- Baidu’s cash and cash equivalents position reached a new record of ~$26 billion (excluding iQIYI).
- This represents around 50% of the current market cap, which is remarkable.
- On a net basis (i.e. after subtracting loans and notes payable), the net cash position represents around 25% of the market cap, which is still remarkable.
- Annual operating cash flow is poised to surpass the $5 billion mark and cash-rich Baidu will get cash richer.
- Investors who buy Baidu at current depressed valuations are likely to be rewarded handsomely especially when various AI initiatives take off.
Baidu is feeling the pain along with the broader Chinese tech sector as a result of China’s regulatory crackdown. BIDU is down almost 30% on a YTD basis and sentiment is at rock bottom levels.
Even worse, BIDU is down more than 50% from its peak (above $330 per share) reached in February 2021.
All of this is happening despite global markets hovering around record highs and, more importantly, despite BIDU’s solid financial performance and global leadership in AI (artificial intelligence), including self-driving technology through Apollo (robotaxis, robobuses, etc.).
Source: Asia Times
When thinking of AI powerhouses and global leadership in general, the focus tends to be around the US tech giants such as Alphabet and Microsoft. Baidu is often referred to as the ‘Google of China’ since it dominates China’s internet search engine market, controlling more than 70% of the market share. However, just like Google, it’s so much more than just a search engine. Baidu has exposure to several exciting high growth areas, including among others, AI, chips, cloud computing, intelligent driving/electric vehicles, etc. The list goes on. It also owns a strategic stake in iQIYI (the ‘Netflix of China’).

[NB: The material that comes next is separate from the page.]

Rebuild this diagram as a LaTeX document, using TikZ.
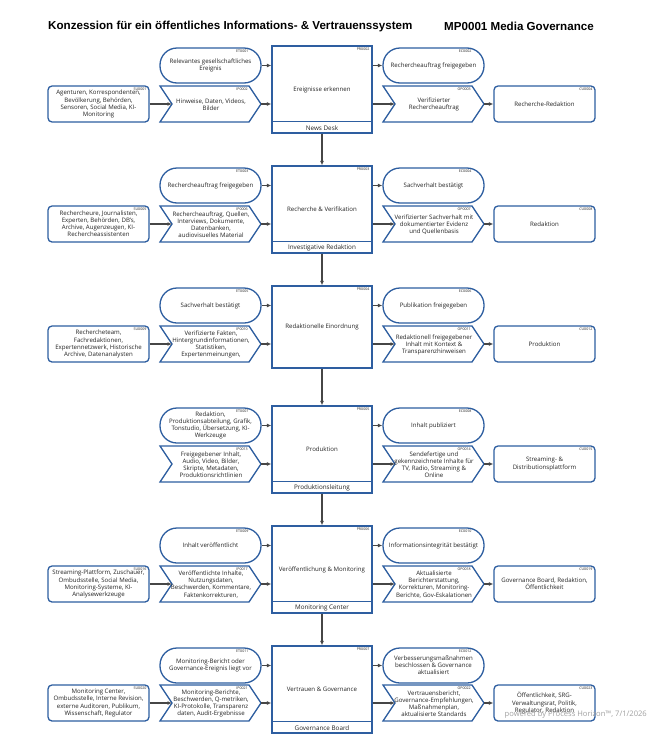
\documentclass[tikz,border=0pt]{standalone}
\usepackage{fontspec}
\setmainfont{Open Sans}
\newfontfamily\titlefont{Liberation Sans}
\usetikzlibrary{arrows.meta}
\definecolor{bordc}{RGB}{46,94,160}
\definecolor{arrc}{RGB}{70,70,70}
\definecolor{wmc}{RGB}{160,160,160}
\definecolor{txtc}{RGB}{35,35,35}
\tikzset{
  box/.style={draw=bordc, line width=1.3pt, fill=white, align=center, inner sep=1pt, text=txtc, font=\fontsize{6.1}{7.1}\selectfont},
  stad/.style={box, rounded corners=17pt, minimum width=101pt, minimum height=35pt},
  rbox/.style={box, rounded corners=4pt, minimum width=101pt, minimum height=36pt},
  prbox/.style={box, minimum width=100pt},
  chevline/.style={draw=bordc, line width=1.3pt, fill=white, line join=miter},
  chevtext/.style={align=center, inner sep=0pt, text=txtc, font=\fontsize{6.1}{7.1}\selectfont},
  idtag/.style={font=\fontsize{3.6}{4}\selectfont, inner sep=0pt, anchor=north east, text=txtc},
  lbl/.style={font=\fontsize{6.3}{7}\selectfont, inner sep=0pt, text=txtc},
  arr/.style={draw=arrc, line width=1.1pt, -{Latex[length=4.5pt,width=4pt]}},
  titlestyle/.style={anchor=west, inner sep=0pt, font=\titlefont\bfseries\fontsize{11.6}{13}\selectfont},
}
% name, x0, top, text, id
\newcommand\stadnode[5]{%
  \node[stad] (#1) at (#2+50.5,#3+17.5) {#4};
  \node[idtag] at ([xshift=-13pt,yshift=-2pt]#1.north east) {#5};
}
\newcommand\rnode[5]{%
  \node[rbox] (#1) at (#2+50.5,#3+18) {#4};
  \node[idtag] at ([xshift=-3pt,yshift=-2pt]#1.north east) {#5};
}
\newcommand\chevshape[5]{%
  \draw[chevline] (#2,#3) -- (#2+89,#3) -- (#2+101,#3+18) -- (#2+89,#3+36) -- (#2,#3+36) -- (#2+12,#3+18) -- cycle;
  \node[chevtext] (#1) at (#2+51,#3+18.5) {#4};
  \coordinate (#1-in) at (#2+12,#3+18);
  \coordinate (#1-out) at (#2+101,#3+18);
  \node[idtag] at (#2+88,#3+2) {#5};
}
% name, top, height, text, id
\newcommand\prnode[5]{%
  \node[prbox, minimum height=#3pt] (#1) at (322,#2+#3/2) {#4};
  \node[idtag] at ([xshift=-3pt,yshift=-2pt]#1.north east) {#5};
}
\newcommand\prlabel[2]{%
  \draw[draw=bordc, line width=1.3pt] ([yshift=12pt]#1.south west) -- ([yshift=12pt]#1.south east);
  \node[lbl] (#1-lbl) at ([yshift=6pt]#1.south) {#2};
}
\newcommand\rowarrows[1]{%
  \draw[arr] (et#1.east) -- (et#1.east -| pr#1.west);
  \draw[arr] (ip#1-out) -- (ip#1-out -| pr#1.west);
  \draw[arr] (ec#1.west -| pr#1.east) -- (ec#1.west);
  \draw[arr] (op#1-in -| pr#1.east) -- (op#1-in);
  \draw[arr] (op#1-out) -- (cu#1.west);
}
\begin{document}
\begin{tikzpicture}[x=1pt, y=-1pt]
\fill[white] (0,0) rectangle (651,750);
\useasboundingbox (0,0) rectangle (651,750);

\node[titlestyle] (title) at (48,26) {Konzession für ein öffentliches Informations- \& Vertrauenssystem};
\node[titlestyle] (mp) at (444,26) {MP0001 Media Governance};

% ---------- Row 1 ----------
\stadnode{et1}{160}{48}{Relevantes gesellschaftliches\\Ereignis}{ET0001}
\prnode{pr1}{46}{87}{Ereignisse erkennen}{PR0002}
\prlabel{pr1}{News Desk}
\stadnode{ec1}{383}{48}{Rechercheauftrag freigegeben}{EC0002}
\rnode{su1}{48}{86}{Agenturen, Korrespondenten,\\Bevölkerung, Behörden,\\Sensoren, Social Media, KI-\\Monitoring}{SU0001}
\chevshape{ip1}{160}{86}{Hinweise, Daten, Videos,\\Bilder}{IP0002}
\chevshape{op1}{383}{86}{Verifizierter\\Rechercheauftrag}{OP0003}
\rnode{cu1}{494}{86}{Recherche-Redaktion}{CU0004}
\rowarrows{1}
\draw[arr] (su1.east) -- (ip1-in);

% ---------- Row 2 ----------
\stadnode{et2}{160}{168}{Rechercheauftrag freigegeben}{ET0003}
\prnode{pr2}{166}{87}{Recherche \& Verifikation}{PR0003}
\prlabel{pr2}{Investigative Redaktion}
\stadnode{ec2}{383}{168}{Sachverhalt bestätigt}{EC0004}
\rnode{su2}{48}{206}{Rechercheure, Journalisten,\\Experten, Behörden, DB's,\\Archive, Augenzeugen, KI-\\Rechercheassistenten}{SU0005}
\chevshape{ip2}{160}{206}{Rechercheauftrag, Quellen,\\Interviews, Dokumente,\\Datenbanken,\\audiovisuelles Material}{IP0006}
\chevshape{op2}{383}{206}{Verifizierter Sachverhalt mit\\dokumentierter Evidenz\\und Quellenbasis}{OP0007}
\rnode{cu2}{494}{206}{Redaktion}{CU0008}
\rowarrows{2}
\draw[arr] (su2.east) -- (ip2-in);

% ---------- Row 3 ----------
\stadnode{et3}{160}{288}{Sachverhalt bestätigt}{ET0005}
\prnode{pr3}{286}{82}{Redaktionelle Einordnung}{PR0004}
\stadnode{ec3}{383}{288}{Publikation freigegeben}{EC0006}
\rnode{su3}{48}{326}{Rechercheteam,\\Fachredaktionen,\\Expertennetzwerk, Historische\\Archive, Datenanalysten}{SU0009}
\chevshape{ip3}{160}{326}{Verifizierte Fakten,\\Hintergrundinformationen,\\Statistiken,\\Expertenmeinungen,}{IP0010}
\chevshape{op3}{383}{326}{Redaktionell freigegebener\\Inhalt mit Kontext \&\\Transparenzhinweisen}{OP0011}
\rnode{cu3}{494}{326}{Produktion}{CU0012}
\rowarrows{3}
\draw[arr] (su3.east) -- (ip3-in);

% ---------- Row 4 ----------
\stadnode{et4}{160}{408}{Redaktion,\\Produktionsabteilung, Grafik,\\Tonstudio, Übersetzung, KI-\\Werkzeuge}{ET0007}
\prnode{pr4}{406}{87}{Produktion}{PR0005}
\prlabel{pr4}{Produktionsleitung}
\stadnode{ec4}{383}{408}{Inhalt publiziert}{EC0008}
\chevshape{ip4}{160}{446}{Freigegebener Inhalt,\\Audio, Video, Bilder,\\Skripte, Metadaten,\\Produktionsrichtlinien}{IP0013}
\chevshape{op4}{383}{446}{Sendefertige und\\gekennzeichnete Inhalte für\\TV, Radio, Streaming \&\\Online}{OP0014}
\rnode{cu4}{494}{446}{Streaming- \&\\Distributionsplattform}{CU0015}
\rowarrows{4}

% ---------- Row 5 ----------
\stadnode{et5}{160}{528}{Inhalt veröffentlicht}{ET0009}
\prnode{pr5}{526}{87}{Veröffentlichung \& Monitoring}{PR0006}
\prlabel{pr5}{Monitoring Center}
\stadnode{ec5}{383}{528}{Informationsintegrität bestätigt}{EC0010}
\rnode{su5}{48}{566}{Streaming-Plattform, Zuschauer,\\Ombudsstelle, Social Media,\\Monitoring-Systeme, KI-\\Analysewerkzeuge}{SU0016}
\chevshape{ip5}{160}{566}{Veröffentlichte Inhalte,\\Nutzungsdaten,\\Beschwerden, Kommentare,\\Faktenkorrekturen,}{IP0017}
\chevshape{op5}{383}{566}{Aktualisierte\\Berichterstattung,\\Korrekturen, Monitoring-\\Berichte, Gov-Eskalationen}{OP0018}
\rnode{cu5}{494}{566}{Governance Board, Redaktion,\\Öffentlichkeit}{CU0019}
\rowarrows{5}
\draw[arr] (su5.east) -- (ip5-in);

% ---------- Row 6 ----------
\stadnode{et6}{160}{648}{Monitoring-Bericht oder\\Governance-Ereignis liegt vor}{ET0011}
\prnode{pr6}{646}{87}{Vertrauen \& Governance}{PR0007}
\prlabel{pr6}{Governance Board}
\stadnode{ec6}{383}{648}{Verbesserungsmaßnahmen\\beschlossen \& Governance\\aktualisiert}{EC0012}
\rnode{su6}{48}{685}{Monitoring Center,\\Ombudsstelle, Interne Revision,\\externe Auditoren, Publikum,\\Wissenschaft, Regulator}{SU0020}
\chevshape{ip6}{160}{685}{Monitoring-Berichte,\\Beschwerden, Q-metriken,\\KI-Protokolle, Transparenz\\daten, Audit-Ergebnisse}{IP0021}
\chevshape{op6}{383}{685}{Vertrauensbericht,\\Governance-Empfehlungen,\\Maßnahmenplan,\\aktualisierte Standards}{OP0022}
\rnode{cu6}{494}{685}{Öffentlichkeit, SRG-\\Verwaltungsrat, Politik,\\Regulator, Redaktion}{CU0023}
\rowarrows{6}
\draw[arr] (su6.east) -- (ip6-in);

% ---------- vertical flow ----------
\draw[arr] (pr1.south) -- (pr2.north);
\draw[arr] (pr2.south) -- (pr3.north);
\draw[arr] (pr3.south) -- (pr4.north);
\draw[arr] (pr4.south) -- (pr5.north);
\draw[arr] (pr5.south) -- (pr6.north);

\node[anchor=east, inner sep=0pt, text=wmc, font=\fontsize{7.6}{8}\selectfont] (wm) at (647,715) {powered by Process Horizon™, 7/1/2026};
\end{tikzpicture}
\end{document}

One thing is for sure: Baidu is placing its future on AI. It is no coincidence that today Baidu refers to itself as “a leading AI company with a strong Internet foundation” whereas up until recently, specifically until Q4 2019 earnings, Baidu described itself as “a leading search engine, knowledge and information centered Internet platform and AI company”. It is clear that Baidu is repositioning itself to shift investor perception away from being viewed as ‘a search engine with some AI capabilities’ to being viewed as a ‘leading AI player which also happens to own a leading search engine among other things’. Baidu elaborates on its leading AI position as follows:
We are one of the very few companies in the world that offers a full AI stack, encompassing an infrastructure consists of AI chips, deep learning framework, core AI capabilities, such as natural language processing, knowledge graph, speech recognition, computer vision and augmented reality, as well as an open AI platform to facilitate wide application and use. We have put our leading AI capabilities into our products and services, as well as innovative use cases.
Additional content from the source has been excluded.